Батюшков К. H. Сочинения
Архангельск: Сев.-Зап. кн. изд.-во, 1979.
Уваров написал послание «о выгодах умереть в молодости». Предмет обильный в красивых и возвышенных чувствах! Конечно, утро жизни, молодость, есть лучший период нашего странствования по земле. Напрасно красноречивый римлянин желает защитить старость, — все цветы красноречия его вянут при одном воззрении на дряхлого человека: опираясь на клюки свои, старость дрожит над могилою и страшится измерить взором ее неприступные мраки. Опытность должна бы отучать от жизни, но в некоторые лета мы видим тому противное. Одна религия может согреть сердце старика и отучить его от жизни — тягостной, бедной, но милой до последнего дыхания. «Это есть благо провидения», говорят некоторые философы. Может быть: но зато великие движения души, глубокие чувствования, божественные пожертвования самим собою, сильные страсти и возвышенные мысли принадлежат молодости, деятельность — зрелым летам, старости — одни воспоминания и любовь к жизни. И что теряет юноша, умирая на заре своей, подобно цвету, который видел одно восхождение солнца и увянул прежде, нежели оно потухло? Что теряем мы, умирая в полноте жизни на поле чести, славы, в виду тысячи людей, разделяющих с нами опасность? Несколько наслаждений кратких, но зато лишаемся с ними и терзаний честолюбия, и сей опытности, которая встречает нас на середине пути, подобно страшному призраку. Мы умираем, но зато память о нас долго живете сердце друзей, не помраченная ни одним облаком, чистая, светлая, как розовое утро майского дня.
Такими рассуждениями я желаю утешить себя об утрате И. А. Петина, погибшего на 26-м году жизни на полях Лейпцига. Но при одном имени сего любезного человека все раны сердца моего растворяются, ибо тесно была связана его жизнь с моею.
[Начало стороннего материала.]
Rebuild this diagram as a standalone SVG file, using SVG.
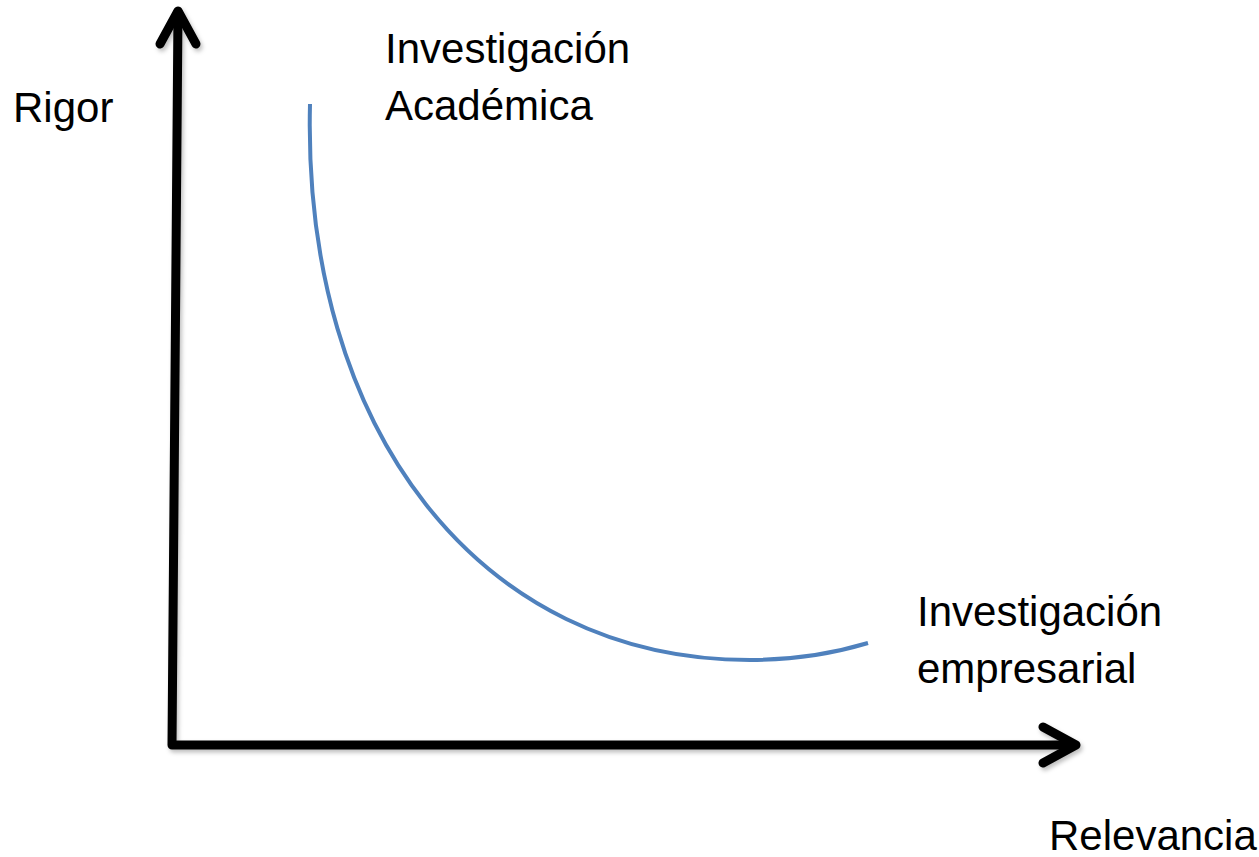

Тысячи воспоминаний смутных и горестных теснятся в сердце и облегчают его. Сердце мое с некоторого времени любит питаться одними воспоминаниями.
В 1807 году мы оставили оба столицу и пошли в поход. Я верю симпатии, ибо опыт научил верить неизъяснимым таинствам сердца. Души наши были сродны. Одни пристрастия, одни наклонности, та же пылкость и та же беспечность, которые составляли мой характер в первом периоде молодости, пленяли меня в моем товарище. Привычка быть вместе, переносить труды и беспокойства воинские, разделять опасности и удовольствия теснили наш союз. Часто и кошелек, и шалаш, и мысли, и надежды у нас были общие.
Тысячи прелестных качеств составляли сию прекрасную душу, которая вся блистала в глазах молодого Петина. Счастливое лицо, зеркало доброты и откровенности, улыбка беспечности, которая исчезает с летами и с печальным познанием людей, все пленительные качества наружности и внутреннего человека досталися в удел моему другу. Ум его был украшен познаниями и способен к науке и рассуждению, ум зрелого человека и сердце счастливого ребенка: вот в двух словах его изображение.
Он воспитывался в Московском университетском пансионе и потом в пажеском корпусе и в обоих училищах отличался редким прилежанием и примерным поведением; матери ставили его в пример детям своим, и наставники хвалились им, как лучшим плодом своих попечений. Несколько басен, написанных им в ребячестве, и переводов из книг математических показывали редкую гибкость ума, способного на многое; словесность требует воображения, науки — внимания и точности. Вот что он принес в гвардейский егерский полк, и к этому — еще лучшее сокровище: доброе сердце, редкое сердце, которое ему приобрело и сохранило любовь товарищей. Оно, по собственному его признанию, спасало его в буре страстей и посреди обольщений света. Ни опытность, ни горестное познание людей, ничто не могло изгладить первых даров природы. Но сия доброта сердечная в последствии времени соединилась с размышлением и сделалась общею рассудку и сердцу: редкое качество в столь нежном возрасте. Вот доказательство. Мы были ранены в 1807 году, я — сперва, он — после, и увиделись в Юрбурге. Не стану описывать моей радости. Меня поймут только те, которые бились под одним знаменем, в одном ряду и испытали все случайности военные. В тесной лачуге на берегах Немана, без денег, без помощи, без хлеба (это не вымысел), в жестоких мучениях, я лежал на соломе и глядел на Петина, которому перевязывали рану. Кругом хижины толпились раненые солдаты, пришедшие с полей несчастного Фридланда, и с ними множество пленных. Под вечер двери хижины отворились, и к нам вошло несколько французов, с страшными усами, в медвежьих шапках и с гордым видом победителей.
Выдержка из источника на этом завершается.